Print, word for word, the opening line of the data below and every line after it through the line that contains "string; dx: number;", but not the pictures.

-- begin --

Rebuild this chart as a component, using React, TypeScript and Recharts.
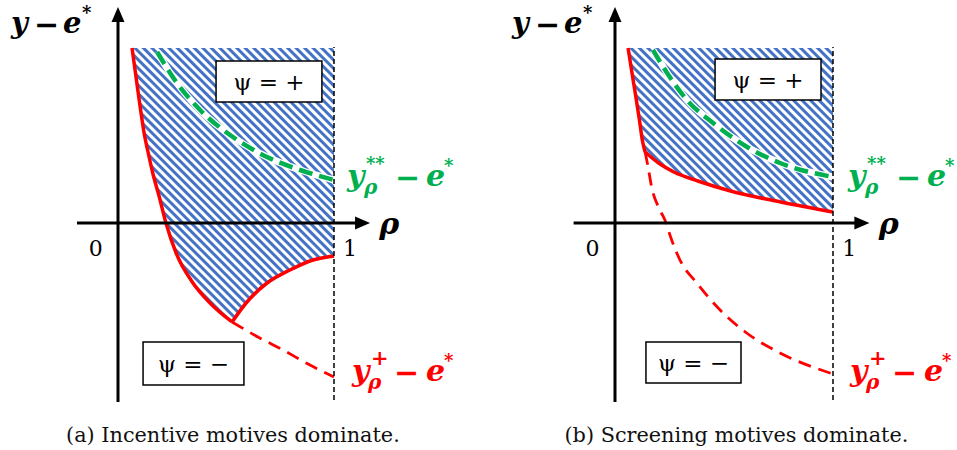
import {
  Area,
  ComposedChart,
  Line,
  ReferenceArea,
  ReferenceDot,
  ReferenceLine,
  XAxis,
  YAxis,
} from "recharts";

// values are in chart units: x = rho (0..1), y = y - e*
const TOP = 1.75;

// (a) incentive motives dominate
const redLeftA = [
  [0.065, 1.75], [0.079, 1.53], [0.093, 1.31], [0.106, 1.11], [0.12, 0.91], [0.139, 0.71],
  [0.162, 0.49], [0.19, 0.27], [0.222, 0.0], [0.269, -0.3], [0.347, -0.6], [0.426, -0.8], [0.528, -0.99],
];
const redRightA = [
  [0.528, -0.99], [0.597, -0.79], [0.69, -0.6], [0.796, -0.47], [0.903, -0.37], [1.0, -0.33],
];
const redDashA = [
  [0.528, -0.99], [0.648, -1.14], [0.764, -1.27], [0.88, -1.41], [1.0, -1.54],
];
const greenA = [
  [0.181, 1.71], [0.273, 1.4], [0.38, 1.13], [0.532, 0.86], [0.69, 0.66], [0.843, 0.53], [1.0, 0.43],
];

// (b) screening motives dominate
const redLeftB = [
  [0.06, 1.75], [0.078, 1.5], [0.095, 1.27], [0.112, 1.03], [0.126, 0.82], [0.138, 0.71],
];
const redRightB = [
  [0.138, 0.71], [0.2, 0.6], [0.27, 0.51], [0.38, 0.42], [0.53, 0.32], [0.76, 0.21], [1.0, 0.11],
];
const redDashB = [
  [0.138, 0.71], [0.15, 0.58], [0.168, 0.36], [0.199, 0.16], [0.229, 0.03], [0.26, -0.17],
  [0.298, -0.37], [0.375, -0.6], [0.482, -0.87], [0.604, -1.1], [0.757, -1.3], [1.0, -1.51],
];
const greenB = [
  [0.174, 1.73], [0.239, 1.5], [0.33, 1.23], [0.45, 1.0], [0.606, 0.76], [0.757, 0.6], [1.0, 0.46],
];

const captions = ["(a) Incentive motives dominate.", "(b) Screening motives dominate."];
const plusBoxes = [
  [0.454, 0.944, 1.21, 1.62],
  [0.459, 0.945, 1.23, 1.64],
];
const minusBoxes = [
  [0.116, 0.583, -1.62, -1.19],
  [0.142, 0.578, -1.6, -1.19],
];

const W = 478;
const H = 450;
const YMIN = -2.27;
const YMAX = 2.23;
const RED = "#FF0000";
const GREEN = "#00B050";
const BLUE = "#4472C4";
const MATH = '"DejaVu Serif", serif';

type Piece = { t: string; dx: number; dy?: number; size?: number; plain?: boolean; sans?: boolean };

const yMinusE: Piece[] = [
  { t: "y", dx: 0 },
  { t: "−", dx: 23, dy: 2, size: 30, plain: true, sans: true },
  { t: "e", dx: 52 },
  { t: "*", dx: 71, dy: -14, size: 18, plain: true },
];
const greenLabel: Piece[] = [
  { t: "y", dx: 0 },
  { t: "ρ", dx: 17, dy: 8, size: 20 },
  { t: "**", dx: 19, dy: -16, size: 18, plain: true },
  { t: "−", dx: 48, dy: 2, size: 30, plain: true, sans: true },
  { t: "e", dx: 79 },
  { t: "*", dx: 97, dy: -14, size: 18, plain: true },
];
const redLabel: Piece[] = [
  { t: "y", dx: 0 },
  { t: "ρ", dx: 16, dy: 8, size: 20 },
  { t: "+", dx: 19, dy: -16, size: 21, plain: true },
  { t: "−", dx: 42, dy: 2, size: 30, plain: true, sans: true },
  { t: "e", dx: 74 },
  { t: "*", dx: 92, dy: -14, size: 18, plain: true },
];

const toPts = (arr: number[][]) => arr.map(([x, y]) => ({ x, y }));
const toBand = (arr: number[][]) => arr.map(([x, y]) => ({ x, band: [y, TOP] }));

function MathText({ cx, cy, pieces, color, size = 30 }: any) {
  return (
    <g>
      {pieces.map((p: Piece, i: number) => (
        <text
          key={i}
          x={cx + p.dx}
          y={cy + (p.dy ?? 0)}
          fill={color}
          fontFamily={p.sans ? '"DejaVu Sans", sans-serif' : MATH}
          fontSize={p.size ?? size}
          fontWeight="bold"
          fontStyle={p.plain ? "normal" : "italic"}
        >
          {p.t}
        </text>
      ))}
    </g>
  );
}

const arrowRight = (p: any) => (
  <path d={`M${p.cx},${p.cy} L${p.cx - 15},${p.cy - 6.5} L${p.cx - 15},${p.cy + 6.5} Z`} fill="#000" />
);
const arrowUp = (p: any) => (
  <path d={`M${p.cx},${p.cy} L${p.cx - 6.5},${p.cy + 15} L${p.cx + 6.5},${p.cy + 15} Z`} fill="#000" />
);

function Panel({ idx, xmin, xmax, redLeft, redRight, redDash, green }: any) {
  const band = toBand([...redLeft, ...redRight.slice(1)]);
  const [px1, px2, py1, py2] = plusBoxes[idx];
  const [mx1, mx2, my1, my2] = minusBoxes[idx];
  const boxLabel = { position: "center" as const, fontSize: 23, fill: "#000", fontFamily: MATH };
  const line = { dot: false, activeDot: false, isAnimationActive: false, dataKey: "y", type: "monotone" as const };
  return (
    <ComposedChart width={W} height={H} margin={{ top: 0, right: 0, bottom: 0, left: 0 }}>
      <XAxis type="number" dataKey="x" domain={[xmin, xmax]} hide allowDataOverflow />
      <YAxis type="number" domain={[YMIN, YMAX]} hide allowDataOverflow />
      <Area
        data={band}
        dataKey="band"
        type="linear"
        stroke="none"
        fill="url(#hatch)"
        fillOpacity={1}
        dot={false}
        activeDot={false}
        isAnimationActive={false}
      />
      <Line {...line} data={toPts(green)} stroke="#fff" strokeWidth={7} />
      <Line {...line} data={toPts(green)} stroke={GREEN} strokeWidth={4.5} strokeDasharray="14 7" />
      <Line {...line} data={toPts(redDash)} stroke={RED} strokeWidth={2.8} strokeDasharray="13 8" />
      <Line {...line} data={toPts(redLeft)} stroke={RED} strokeWidth={3.5} />
      <Line {...line} data={toPts(redRight)} stroke={RED} strokeWidth={3.5} />
      <ReferenceLine segment={[{ x: 1, y: -1.77 }, { x: 1, y: 1.76 }]} stroke="#000" strokeWidth={1.5} strokeDasharray="5 3" ifOverflow="visible" />
      <ReferenceLine segment={[{ x: -0.19, y: 0 }, { x: 1.11, y: 0 }]} stroke="#000" strokeWidth={3} ifOverflow="visible" />
      <ReferenceLine segment={[{ x: 0, y: -1.79 }, { x: 0, y: 2.05 }]} stroke="#000" strokeWidth={3} ifOverflow="visible" />
      <ReferenceDot x={1.167} y={0} r={0} shape={arrowRight} />
      <ReferenceDot x={0} y={2.16} r={0} shape={arrowUp} />
      <ReferenceArea x1={px1} x2={px2} y1={py1} y2={py2} fill="#fff" fillOpacity={1} stroke="#000" strokeWidth={1.5} ifOverflow="visible" label={{ ...boxLabel, value: "ψ = +" }} />
      <ReferenceArea x1={mx1} x2={mx2} y1={my1} y2={my2} fill="#fff" fillOpacity={1} stroke="#000" strokeWidth={1.5} ifOverflow="visible" label={{ ...boxLabel, value: "ψ = −" }} />
      <ReferenceDot x={idx === 0 ? -0.495 : -0.472} y={1.9} r={0} shape={(p: any) => <MathText cx={p.cx} cy={p.cy} pieces={yMinusE} color="#000" size={29} />} />
      <ReferenceDot x={1.21} y={-0.11} r={0} shape={(p: any) => <MathText cx={p.cx} cy={p.cy} pieces={[{ t: "ρ", dx: 0 }]} color="#000" size={30} />} />
      <ReferenceDot x={-0.135} y={-0.325} r={0} shape={(p: any) => <text x={p.cx} y={p.cy} fontFamily={MATH} fontSize={22}>0</text>} />
      <ReferenceDot x={1.042} y={-0.325} r={0} shape={(p: any) => <text x={p.cx} y={p.cy} fontFamily={MATH} fontSize={22}>1</text>} />
      <ReferenceDot x={idx === 0 ? 1.06 : 1.069} y={0.37} r={0} shape={(p: any) => <MathText cx={p.cx} cy={p.cy} pieces={greenLabel} color={GREEN} />} />
      <ReferenceDot x={idx === 0 ? 1.083 : 1.078} y={-1.58} r={0} shape={(p: any) => <MathText cx={p.cx} cy={p.cy} pieces={redLabel} color={RED} />} />
      <ReferenceDot x={idx === 0 ? 0.532 : 0.557} y={-2.185} r={0} shape={(p: any) => (
        <text x={p.cx} y={p.cy} textAnchor="middle" fontFamily={MATH} fontSize={20.8} fill="#111">{captions[idx]}</text>
      )} />
    </ComposedChart>
  );
}

export default function App() {
  return (
    <div style={{ position: "absolute", left: 0, top: 0, width: 957, height: 450, background: "#fff" }}>
      <svg width={0} height={0} style={{ position: "absolute" }}>
        <defs>
          <pattern id="hatch" patternUnits="userSpaceOnUse" width={6} height={6} patternTransform="rotate(-45)">
            <rect x={0} y={0} width={6} height={6} fill="#fff" />
            <rect x={0} y={0} width={3} height={6} fill={BLUE} />
          </pattern>
        </defs>
      </svg>
      <div style={{ position: "absolute", left: 0, top: 0 }}>
        <Panel idx={0} xmin={-118 / 216} xmax={360 / 216} redLeft={redLeftA} redRight={redRightA} redDash={redDashA} green={greenA} />
      </div>
      <div style={{ position: "absolute", left: 479, top: 0 }}>
        <Panel idx={1} xmin={-136 / 218} xmax={342 / 218} redLeft={redLeftB} redRight={redRightB} redDash={redDashB} green={greenB} />
      </div>
    </div>
  );
}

-- end --

# RESULT OF THE TASK
Rebuild this chart as a component, using React, TypeScript and Recharts.
import {
  Area,
  ComposedChart,
  Line,
  ReferenceArea,
  ReferenceDot,
  ReferenceLine,
  XAxis,
  YAxis,
} from "recharts";

// values are in chart units: x = rho (0..1), y = y - e*
const TOP = 1.75;

// (a) incentive motives dominate
const redLeftA = [
  [0.065, 1.75], [0.079, 1.53], [0.093, 1.31], [0.106, 1.11], [0.12, 0.91], [0.139, 0.71],
  [0.162, 0.49], [0.19, 0.27], [0.222, 0.0], [0.269, -0.3], [0.347, -0.6], [0.426, -0.8], [0.528, -0.99],
];
const redRightA = [
  [0.528, -0.99], [0.597, -0.79], [0.69, -0.6], [0.796, -0.47], [0.903, -0.37], [1.0, -0.33],
];
const redDashA = [
  [0.528, -0.99], [0.648, -1.14], [0.764, -1.27], [0.88, -1.41], [1.0, -1.54],
];
const greenA = [
  [0.181, 1.71], [0.273, 1.4], [0.38, 1.13], [0.532, 0.86], [0.69, 0.66], [0.843, 0.53], [1.0, 0.43],
];

// (b) screening motives dominate
const redLeftB = [
  [0.06, 1.75], [0.078, 1.5], [0.095, 1.27], [0.112, 1.03], [0.126, 0.82], [0.138, 0.71],
];
const redRightB = [
  [0.138, 0.71], [0.2, 0.6], [0.27, 0.51], [0.38, 0.42], [0.53, 0.32], [0.76, 0.21], [1.0, 0.11],
];
const redDashB = [
  [0.138, 0.71], [0.15, 0.58], [0.168, 0.36], [0.199, 0.16], [0.229, 0.03], [0.26, -0.17],
  [0.298, -0.37], [0.375, -0.6], [0.482, -0.87], [0.604, -1.1], [0.757, -1.3], [1.0, -1.51],
];
const greenB = [
  [0.174, 1.73], [0.239, 1.5], [0.33, 1.23], [0.45, 1.0], [0.606, 0.76], [0.757, 0.6], [1.0, 0.46],
];

const captions = ["(a) Incentive motives dominate.", "(b) Screening motives dominate."];
const plusBoxes = [
  [0.454, 0.944, 1.21, 1.62],
  [0.459, 0.945, 1.23, 1.64],
];
const minusBoxes = [
  [0.116, 0.583, -1.62, -1.19],
  [0.142, 0.578, -1.6, -1.19],
];

const W = 478;
const H = 450;
const YMIN = -2.27;
const YMAX = 2.23;
const RED = "#FF0000";
const GREEN = "#00B050";
const BLUE = "#4472C4";
const MATH = '"DejaVu Serif", serif';

type Piece = { t: string; dx: number; dy?: number; size?: number; plain?: boolean; sans?: boolean };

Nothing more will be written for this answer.